The most touching part for me was seeing my husband Josh and his brother Chris taking a turn carrying their Grandpa's casket. This was something not planned at all, but the Aunts and Uncles wanted all of the Grandchildren to participate too. I thought it was a very honorable thing for them to do and I couldn't help but get chocked up as I walked behind them. At that moment I wished that their dad was there to share this moment with them.

The cemetery in Guatemala consisted of mausoleums. It reminded much of what I had only seen in the movies in New Orleans. It was very different than the grassy cemetery's we have in the Utah where each headstone is carefully lined up. In Guatemala these mausoleums came in every shape, size, and color. 
When we finally arrived to the Aldana mausoleum they carefully put the casket inside the top slot. A prayer was said and then a man began to close up the hole where the casket had entered with cement and cinder block. As I stood there watching this get done I looked around at all of the sad faces. I could hardly believe that Josh's Grandpa had only passed away yesterday. It was surreal to think that all of this happened within 24 hours. Of course I know that the bodies are not preserved in Guatemala the way they are at home, therefore everything is done more quickly. It was hard for me to wrap my mind around the family having to say goodbye only after one day. This was just the first of  many differences I learned on this trip between our cultures.

Grandpa Efrain Aldana

Josh and Chris carrying the casket


Mausoleums in the cemetery

The man in yellow is sealing up where the casket is placed



Monday, February 11, 2013

Trip to Guatemala

The Adventure of the Arrival

It was a Monday morning when I got a call at work from Josh saying his Grandpa in Guatemala had passed away. It was a sad time for the Aldana family and I could relate to a loss of a loved one all too well. The next question was, would we be go for the funteral? What I didn't expect was to find out that the funeral would be held the next day. This was something very different than what I was used to here in the United States. We were very fortunate that our work allowed us to take the time off with the short notice. 
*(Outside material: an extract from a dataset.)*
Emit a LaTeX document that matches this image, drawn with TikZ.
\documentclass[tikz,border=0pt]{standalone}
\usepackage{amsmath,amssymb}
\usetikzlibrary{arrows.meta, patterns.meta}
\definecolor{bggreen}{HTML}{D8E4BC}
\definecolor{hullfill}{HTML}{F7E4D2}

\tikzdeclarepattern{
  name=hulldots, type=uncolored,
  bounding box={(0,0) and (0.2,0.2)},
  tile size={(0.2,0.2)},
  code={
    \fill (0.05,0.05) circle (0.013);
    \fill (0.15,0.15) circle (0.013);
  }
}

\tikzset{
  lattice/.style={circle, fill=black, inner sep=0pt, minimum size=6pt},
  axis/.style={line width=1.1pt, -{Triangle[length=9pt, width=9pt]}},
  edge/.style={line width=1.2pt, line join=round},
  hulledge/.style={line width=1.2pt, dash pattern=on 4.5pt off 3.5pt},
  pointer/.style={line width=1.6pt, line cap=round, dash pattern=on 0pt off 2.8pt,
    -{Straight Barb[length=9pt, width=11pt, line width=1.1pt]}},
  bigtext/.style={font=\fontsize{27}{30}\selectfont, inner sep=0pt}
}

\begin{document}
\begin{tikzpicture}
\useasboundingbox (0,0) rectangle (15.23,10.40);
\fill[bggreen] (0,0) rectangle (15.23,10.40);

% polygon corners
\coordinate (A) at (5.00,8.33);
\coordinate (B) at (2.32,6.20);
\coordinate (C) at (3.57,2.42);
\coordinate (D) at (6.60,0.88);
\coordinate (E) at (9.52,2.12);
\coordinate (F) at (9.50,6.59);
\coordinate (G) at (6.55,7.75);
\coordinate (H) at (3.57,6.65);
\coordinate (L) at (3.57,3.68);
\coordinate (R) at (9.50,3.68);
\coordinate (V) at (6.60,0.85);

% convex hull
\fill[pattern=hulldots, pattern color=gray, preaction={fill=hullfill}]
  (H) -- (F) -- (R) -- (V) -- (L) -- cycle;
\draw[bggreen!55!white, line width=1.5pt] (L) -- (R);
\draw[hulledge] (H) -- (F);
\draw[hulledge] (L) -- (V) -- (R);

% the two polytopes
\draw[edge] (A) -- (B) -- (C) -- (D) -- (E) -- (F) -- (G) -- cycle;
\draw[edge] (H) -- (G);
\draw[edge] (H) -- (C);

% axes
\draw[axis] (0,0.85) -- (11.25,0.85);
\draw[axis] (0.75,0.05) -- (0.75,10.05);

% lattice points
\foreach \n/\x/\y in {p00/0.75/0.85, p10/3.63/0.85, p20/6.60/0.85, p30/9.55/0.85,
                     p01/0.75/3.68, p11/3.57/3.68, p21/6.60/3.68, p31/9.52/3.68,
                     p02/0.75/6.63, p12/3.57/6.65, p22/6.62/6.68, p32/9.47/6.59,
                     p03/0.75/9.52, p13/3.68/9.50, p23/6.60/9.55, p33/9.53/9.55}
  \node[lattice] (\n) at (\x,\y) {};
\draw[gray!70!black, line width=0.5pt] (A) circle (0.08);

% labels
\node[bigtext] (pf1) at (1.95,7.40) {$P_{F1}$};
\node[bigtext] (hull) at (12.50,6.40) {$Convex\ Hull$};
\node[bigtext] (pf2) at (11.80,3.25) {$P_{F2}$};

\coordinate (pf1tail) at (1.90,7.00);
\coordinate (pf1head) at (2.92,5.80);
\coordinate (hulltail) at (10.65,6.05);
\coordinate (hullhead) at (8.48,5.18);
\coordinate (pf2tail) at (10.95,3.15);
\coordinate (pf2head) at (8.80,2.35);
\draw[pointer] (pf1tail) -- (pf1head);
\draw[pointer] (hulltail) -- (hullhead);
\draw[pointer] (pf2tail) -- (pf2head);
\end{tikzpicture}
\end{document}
We got things together as quickly as we could to arrange for this trip. It was Josh's dad's wishes that both his sons make the trip. It would be Josh and I, and my brother in law Chris. We had less than one day to leave our affairs in order with co-workers and family. That afternoon I left work in the biggest hurry ever. I came home from work and literally was running around the house like a mad women throwing my things in a suitcase for this trip. Normally for any trip I would take days calculating what I would wear, and take with. I would check my lists....check them again...and check one more time. But in this case there was no time for that. Josh's parents arrived 20 minutes after I got home and were ready to take us to the airport. My biggest regret was not saying goodby to my dogs, which didn't even hit me until after I was gone. That's how not straight I was thinking.
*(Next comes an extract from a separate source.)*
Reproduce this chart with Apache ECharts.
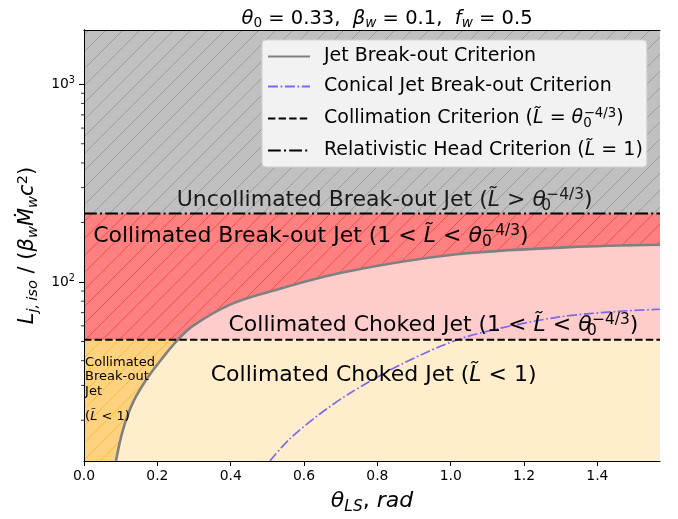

Once we got to the airport the adrenalin started to die down a little. By the time we got to LAX it was past midnight and we were just exhausted.  We waited ticket counter where the screen displayed Guatemala City, but no one else was arriving. As we desperately checked our watches to see what time it was we didn't understand why there weren't more people waiting to board the plane. Just as panic started to kick in, we heard a voice over the intercom, "La Famila Aldana por favor vengan a la puerta 53A." Oh no! We jumped up so fast and ran to the ticket counter. As we arrived they immediately started yelling at us, first in Spanish then in English. Which made us feel even worse because we got it twice. "Where have you been? You are late! The plane has boarded and is ready to leave!" We couldn't believe it. We tried to explain that their screen at the other gate still had Guatemala City displayed on it. If the gate changed why did it still say that? It was no use, they didn't want to hear any of it. So there we were, running....again. Let me tell you, I have never felt so many awful stares at once. Yes, we were those annoying people late to board the plane.
All we could do was be grateful that they called our names at all. We almost missed our flight, which would mean we probably would have missed the funeral. With a big sigh relief all we could do sit back and try to get some sleep on the plane. 

As the plane descended to Guatemala City I looked outside...I wasn't quite sure what to think of it. It looked polluted and old. The first thought that came into my head was "What did I get myself into? I want to go back." You have to understand that up to this point this was the first time reality had really sank in. I had been running on pure adrenaline until now. I was now in Josh's family's country and I had no idea what to expect. And I just realized that I would be meeting a lot of in laws for the first time. 

A few month's ago Josh's cousin visited Utah. And now, here we were visiting Guatemala. Darwin was nice enough to pick us up from the airport. As we left the airport we pulled up to the first stop sign. I looked around and became aware of my surroundings. All I could do is put my seat belt on and pray we would make it safe. I must have had a look of terror on my face because the boys thought it was funny. Let's just say...traffic laws were non existent. Cars were speeding, people were honking, no one used signals, it was crazy. And we had a two hour drive ahead of us just to make it to the funeral. We knew we would be cutting it close, but we made it.